Les conseillers d’appel en avaient déduit que l’assureur du véhicule apparaissait recevable à exercer son recours subrogatoire à l’encontre de la société productrice en qualité de tiers coresponsable.
Censure de la Cour de cassation. Cette analyse est censurée par la Cour suprême qui rappelle les principes fondateurs en la matière.
D’une part, il résulte de l’article 1er de la loi n° 85-677 du 5 juillet 1985 que les victimes d’un accident dans lequel se trouve impliqué un véhicule terrestre à moteur ne peuvent être indemnisées que sur le fondement des dispositions de la loi du 5 juillet 1985.
Par ailleurs, selon l’article L. 211-1 du Code des assurances, les contrats d’assurance couvrant la responsabilité mentionnée en son premier alinéa doivent également couvrir la responsabilité civile de toute personne ayant la garde ou la conduite, même non autorisée, du véhicule, et l’assureur n’est subrogé dans les droits que possède le créancier de l’indemnité contre la personne responsable de l’accident que lorsque la garde ou la conduite du véhicule a été obtenue contre le gré du propriétaire.
Il en découle, comme indiqué plus haut, que l’assureur qui entend exercer un recours contre le conducteur d’un véhicule terrestre à moteur impliqué dans un accident de la circulation pour obtenir le remboursement des indemnités allouées aux victimes de cet accident ne peut agir que sur le fondement de ce texte, à l’exclusion du droit commun.
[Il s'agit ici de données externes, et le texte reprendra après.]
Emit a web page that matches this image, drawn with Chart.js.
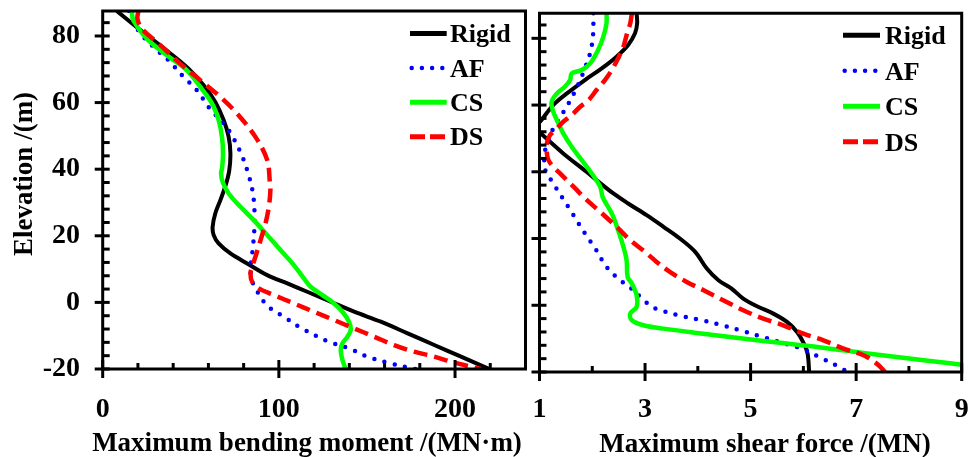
<!DOCTYPE html>
<html>
<head>
<meta charset="utf-8">
<script src="https://cdn.jsdelivr.net/npm/chart.js@4/dist/chart.umd.min.js"></script>
<style>
  html, body { margin: 0; padding: 0; background: #fff; width: 968px; height: 457px; overflow: hidden; }
  canvas { position: absolute; left: 0; top: 0; }
</style>
</head>
<body>
<canvas id="moment" width="968" height="457"></canvas>
<canvas id="shear" width="968" height="457"></canvas>
<script>
// ---- Axis ticks ----
const elevationTicks  = [-20, -16, -12, -8, -4, 0, 4, 8, 12, 16, 20, 24, 28, 32, 36, 40, 44, 48, 52, 56, 60, 64, 68, 72, 76, 80, 84];
const elevationLabels = [-20, 0, 20, 40, 60, 80];
const momentTicks  = [0, 20, 40, 60, 80, 100, 120, 140, 160, 180, 200, 220];
const momentLabels = [0, 100, 200];
const shearTicks  = [1, 2, 3, 4, 5, 6, 7, 8, 9];
const shearLabels = [1, 3, 5, 7, 9];

const seriesNames = ['Rigid', 'AF', 'CS', 'DS'];

// ---- Maximum bending moment (MN·m) against elevation (m) ----
const momentRigidElev = [87.5, 82.2, 75.2, 70.2, 65.2, 60.2, 54.7, 49.7, 44.7, 39.5, 35.2, 30.7, 26.7, 22.7, 20.2, 17.7, 14.7, 11.7, 8.2, 5.7, 3.2, 0.2, -2.8, -5.8, -9.3, -12.8, -16.3, -20];
const momentRigidVal  = [8.0, 20.3, 37.4, 48.7, 57.3, 63.9, 68.7, 71.5, 72.5, 71.8, 69.8, 66.8, 63.9, 62.4, 63.0, 65.8, 72.5, 82.0, 93.4, 104.8, 116.1, 129.4, 142.7, 157.9, 173.1, 188.2, 203.4, 219.5];

const momentAFElev = [87.5, 84.5, 81.2, 76.7, 72.7, 68.2, 63.7, 58.7, 54.2, 51.7, 49.2, 43.5, 37.4, 33.0, 28.2, 22.2, 16.2, 10.2, 7.0, 4.2, -1.0, -4.3, -7.8, -11.8, -13.8, -16.3, -18.1, -20];
const momentAFVal  = [15.0, 17.5, 20.8, 28.8, 37.4, 45.0, 53.5, 60.1, 67.7, 71.5, 74.4, 79.5, 83.3, 85.2, 86.1, 86.1, 85.2, 83.9, 84.5, 86.7, 93.4, 102.8, 112.9, 128.4, 139.8, 150.3, 161.7, 177.5];

const momentCSElev = [87.5, 84.7, 79.2, 74.2, 69.7, 64.7, 59.7, 54.7, 49.7, 44.7, 40.5, 38.7, 36.0, 32.7, 28.7, 24.7, 20.2, 15.7, 11.2, 7.2, 4.7, 2.2, -0.3, -2.8, -5.8, -8.3, -10.3, -12.3, -14.3, -17.3, -20];
const momentCSVal  = [16.5, 17.4, 25.0, 36.4, 47.8, 55.4, 62.1, 65.8, 67.7, 68.3, 67.8, 67.2, 68.2, 71.5, 78.2, 85.7, 93.4, 100.9, 108.5, 114.2, 118.0, 124.7, 131.3, 136.1, 139.8, 140.8, 138.9, 136.1, 135.1, 136.1, 137.9];

const momentDSElev = [87.5, 85.2, 82.2, 77.7, 71.7, 66.7, 61.7, 56.7, 49.7, 42.7, 36.0, 33.7, 28.7, 23.7, 18.7, 13.7, 10.7, 8.7, 6.2, 4.2, 2.2, -0.3, -2.8, -5.3, -7.8, -10.3, -12.8, -14.8, -16.3, -18.1, -20];
const momentDSVal  = [20.3, 19.7, 22.2, 31.7, 44.0, 55.4, 66.8, 76.3, 86.7, 93.4, 94.9, 95.2, 94.3, 92.4, 89.6, 86.7, 84.8, 83.9, 84.8, 88.6, 97.1, 108.5, 119.9, 131.3, 142.7, 154.1, 165.4, 176.8, 188.2, 199.6, 214.5];

// ---- Maximum shear force (MN) against elevation (m) ----
const shearRigidElev = [87.5, 84.5, 81.5, 78.0, 74.5, 71.0, 67.5, 63.5, 60.0, 55.0, 53.3, 51.7, 45.5, 40.0, 37.5, 33.5, 30.5, 27.0, 23.5, 20.0, 16.0, 11.0, 7.5, 5.0, 2.0, -0.3, -2.5, -5.0, -8.0, -11.5, -14.5, -20];
const shearRigidVal  = [2.84, 2.85, 2.81, 2.68, 2.46, 2.18, 1.86, 1.52, 1.26, 1.01, 0.90, 1.01, 1.45, 1.89, 2.08, 2.40, 2.68, 3.03, 3.35, 3.66, 3.95, 4.17, 4.39, 4.64, 4.86, 5.12, 5.43, 5.69, 5.88, 6.01, 6.08, 6.11];

const shearAFElev = [87.5, 83.0, 80.0, 77.0, 74.0, 71.0, 68.2, 65.3, 62.5, 59.9, 57.3, 54.7, 52.0, 49.0, 46.0, 43.0, 40.0, 37.5, 32.3, 27.1, 21.8, 16.7, 11.5, 7.5, 5.3, 1.3, -0.7, -1.7, -3.3, -4.5, -6.0, -7.7, -9.5, -11.3, -13.0, -15.7, -18.5, -20];
const shearAFVal  = [2.02, 2.02, 2.01, 1.98, 1.93, 1.86, 1.79, 1.71, 1.62, 1.53, 1.43, 1.33, 1.23, 1.16, 1.10, 1.09, 1.12, 1.22, 1.43, 1.64, 1.85, 2.07, 2.27, 2.53, 2.72, 2.99, 3.16, 3.34, 3.71, 4.09, 4.47, 4.85, 5.23, 5.61, 5.97, 6.32, 6.68, 6.84];

const shearCSElev = [87.5, 84.5, 80.5, 76.5, 72.5, 70.5, 69.5, 67.5, 65.5, 63.5, 61.0, 58.5, 55.5, 51.5, 47.5, 43.5, 39.5, 35.5, 32.3, 27.5, 22.5, 17.5, 13.5, 8.5, 6.5, 3.0, -0.5, -2.5, -4.5, -6.0, -7.0, -8.3, -9.5, -10.7, -11.8, -13.0, -14.3, -15.5, -16.7, -17.8];
const shearCSVal  = [2.27, 2.27, 2.21, 2.11, 1.96, 1.80, 1.61, 1.58, 1.48, 1.33, 1.23, 1.25, 1.33, 1.45, 1.61, 1.80, 1.99, 2.15, 2.20, 2.37, 2.49, 2.59, 2.65, 2.67, 2.75, 2.84, 2.84, 2.72, 2.75, 2.97, 3.35, 3.98, 4.61, 5.24, 5.88, 6.51, 7.14, 7.77, 8.40, 9.00];

const shearDSElev = [87.5, 84.5, 81.5, 77.5, 74.0, 70.5, 67.5, 64.5, 61.5, 59.5, 57.0, 55.0, 53.0, 51.0, 48.5, 45.5, 43.5, 41.5, 39.5, 37.0, 34.5, 32.5, 28.0, 23.5, 19.5, 16.0, 13.0, 10.0, 7.0, 4.5, 1.5, -1.5, -4.0, -6.0, -8.5, -10.5, -13.0, -15.0, -17.5, -20];
const shearDSVal  = [2.75, 2.72, 2.66, 2.59, 2.49, 2.37, 2.24, 2.08, 1.93, 1.77, 1.61, 1.45, 1.33, 1.20, 1.14, 1.14, 1.17, 1.26, 1.39, 1.55, 1.71, 1.83, 2.15, 2.46, 2.72, 3.00, 3.22, 3.47, 3.79, 4.11, 4.48, 4.86, 5.24, 5.62, 6.00, 6.38, 6.76, 7.14, 7.39, 7.55];

// ---- Line styles for the four foundation cases ----
const styles = [
  { borderColor: '#000000', borderWidth: 4,   borderDash: [],        borderCapStyle: 'butt',  legendDash: [],        legendWidth: 5,   legendStart: 0,   order: 4 },
  { borderColor: '#0000ff', borderWidth: 4.5, borderDash: [0, 10.5], borderCapStyle: 'round', legendDash: [0, 10.2], legendWidth: 4.5, legendStart: 1.7, order: 3 },
  { borderColor: '#00ff00', borderWidth: 4.5, borderDash: [],        borderCapStyle: 'butt',  legendDash: [],        legendWidth: 5,   legendStart: 0,   order: 2 },
  { borderColor: '#ff0000', borderWidth: 4.5, borderDash: [14, 7],   borderCapStyle: 'butt',  legendDash: [15, 5],   legendWidth: 5,   legendStart: 0,   order: 1 }
];

const FONT = '"Liberation Serif", "Times New Roman", serif';
const TICK_SIZE = 28;

function toPoints(vals, elevs) {
  return vals.map((v, i) => ({ x: v, y: elevs[i] }));
}

function buildDatasets(series) {
  return series.map(([vals, elevs], i) => Object.assign({
    label: seriesNames[i],
    data: toPoints(vals, elevs),
    showLine: true,
    fill: false,
    pointRadius: 0,
    pointHoverRadius: 0,
    tension: 0.35,
    borderJoinStyle: 'round'
  }, styles[i]));
}

// Frame, tick marks, axis titles and legend for one panel
function panelDecor(cfg) {
  return {
    id: 'panelDecor',
    afterDraw(chart) {
      const ctx = chart.ctx, a = chart.chartArea;
      const xs = chart.scales.x, ys = chart.scales.y;
      ctx.save();
      ctx.strokeStyle = '#000';
      ctx.lineWidth = 3;
      ctx.lineCap = 'butt';
      ctx.setLineDash([]);
      ctx.beginPath();
      ctx.moveTo(a.left, a.bottom);
      ctx.lineTo(a.left, a.top);
      ctx.lineTo(a.right, a.top);
      ctx.lineTo(a.right, a.bottom);
      ctx.closePath();
      ctx.stroke();

      ys.ticks.forEach(t => {
        const y = ys.getPixelForValue(t.value);
        const major = elevationLabels.includes(t.value);
        ctx.beginPath();
        ctx.moveTo(major ? a.left - 8 : a.left, y);
        ctx.lineTo(a.left + 7, y);
        ctx.stroke();
      });
      xs.ticks.forEach(t => {
        const x = xs.getPixelForValue(t.value);
        const major = cfg.xMajor.includes(t.value);
        ctx.beginPath();
        ctx.moveTo(x, major ? a.bottom + 9 : a.bottom);
        ctx.lineTo(x, a.bottom - (major ? 9 : 6));
        ctx.stroke();
      });

      ctx.fillStyle = '#000';
      ctx.font = 'bold 27px ' + FONT;
      ctx.textAlign = 'center';
      ctx.textBaseline = 'middle';
      ctx.fillText(cfg.xTitle, cfg.xTitleAt[0], cfg.xTitleAt[1]);
      if (cfg.yTitle) {
        ctx.save();
        ctx.translate(cfg.yTitleAt[0], cfg.yTitleAt[1]);
        ctx.rotate(-Math.PI / 2);
        ctx.fillText(cfg.yTitle, 0, 0);
        ctx.restore();
      }

      const L = cfg.legend;
      ctx.font = 'bold 26px ' + FONT;
      ctx.textAlign = 'left';
      ctx.textBaseline = 'alphabetic';
      chart.data.datasets.forEach((ds, i) => {
        const y = L.y + i * L.dy;
        ctx.save();
        ctx.strokeStyle = ds.borderColor;
        ctx.lineWidth = ds.legendWidth;
        ctx.lineCap = ds.borderCapStyle;
        ctx.setLineDash(ds.legendDash);
        ctx.beginPath();
        ctx.moveTo(L.x + ds.legendStart, y);
        ctx.lineTo(L.x + L.len, y);
        ctx.stroke();
        ctx.restore();
        ctx.fillText(ds.label, L.textX, y + 8.7);
      });
      ctx.restore();
    }
  };
}

function makePanel(id, cfg) {
  return new Chart(document.getElementById(id), {
    type: 'scatter',
    data: { datasets: buildDatasets(cfg.series) },
    options: {
      responsive: false,
      animation: false,
      events: [],
      devicePixelRatio: 1,
      layout: { padding: cfg.padding },
      plugins: { legend: { display: false }, tooltip: { enabled: false } },
      scales: {
        x: {
          type: 'linear',
          position: 'bottom',
          min: cfg.xMin,
          max: cfg.xMax,
          grid: { display: false, drawTicks: false },
          border: { display: false },
          afterBuildTicks: s => { s.ticks = cfg.xTicks.map(v => ({ value: v })); },
          afterFit: s => { s.height = cfg.xAxisHeight; s.paddingLeft = 0; s.paddingRight = 0; },
          ticks: {
            autoSkip: false,
            maxRotation: 0,
            padding: cfg.xTickPad,
            color: '#000',
            font: { family: FONT, size: TICK_SIZE, weight: 'bold' },
            callback: v => cfg.xMajor.includes(v) ? String(v) : ''
          }
        },
        y: {
          type: 'linear',
          position: 'left',
          min: -20,
          max: 87.5,
          grid: { display: false, drawTicks: false },
          border: { display: false },
          afterBuildTicks: s => { s.ticks = elevationTicks.map(v => ({ value: v })); },
          afterFit: s => { s.width = cfg.yAxisWidth; s.paddingTop = 0; s.paddingBottom = 0; },
          ticks: {
            display: cfg.yLabels,
            autoSkip: false,
            padding: 22.7,
            color: '#000',
            font: { family: FONT, size: TICK_SIZE, weight: 'bold' },
            callback: v => elevationLabels.includes(v) ? String(v) : ''
          }
        }
      }
    },
    plugins: [panelDecor(cfg)]
  });
}

makePanel('moment', {
  series: [[momentRigidVal, momentRigidElev], [momentAFVal, momentAFElev], [momentCSVal, momentCSElev], [momentDSVal, momentDSElev]],
  padding: { left: 0, top: 11, right: 442.5, bottom: 0 },
  xMin: 0, xMax: 240, xTicks: momentTicks, xMajor: momentLabels,
  xAxisHeight: 88, xTickPad: 23.7,
  yAxisWidth: 102.7, yLabels: true,
  xTitle: 'Maximum bending moment /(MN·m)', xTitleAt: [307, 444],
  yTitle: 'Elevation /(m)', yTitleAt: [25, 174],
  legend: { x: 410, len: 36.7, textX: 450, y: 33.5, dy: 34.4 }
});

makePanel('shear', {
  series: [[shearRigidVal, shearRigidElev], [shearAFVal, shearAFElev], [shearCSVal, shearCSElev], [shearDSVal, shearDSElev]],
  padding: { left: 0, top: 13.3, right: 6.3, bottom: 0 },
  xMin: 1, xMax: 9, xTicks: shearTicks, xMajor: shearLabels,
  xAxisHeight: 85, xTickPad: 20.7,
  yAxisWidth: 539.5, yLabels: false,
  xTitle: 'Maximum shear force /(MN)', xTitleAt: [765, 445],
  yTitle: null,
  legend: { x: 843, len: 37, textX: 885, y: 35.3, dy: 35.5 }
});
</script>
</body>
</html>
Dès lors, en accueillant ainsi les demandes de l’assureur du véhicule à l’encontre de la société sur le fondement des articles 1382 et 1383, devenus 1240 (N° Lexbase : L0950KZ9) et 1241 (N° Lexbase : L0949KZ8), du Code civil, alors qu’il résultait de ses constatations qu’un véhicule, dont le propriétaire n’avait pas été dépossédé contre sa volonté, était impliqué dans l’accident, la cour d’appel a violé les textes susvisés.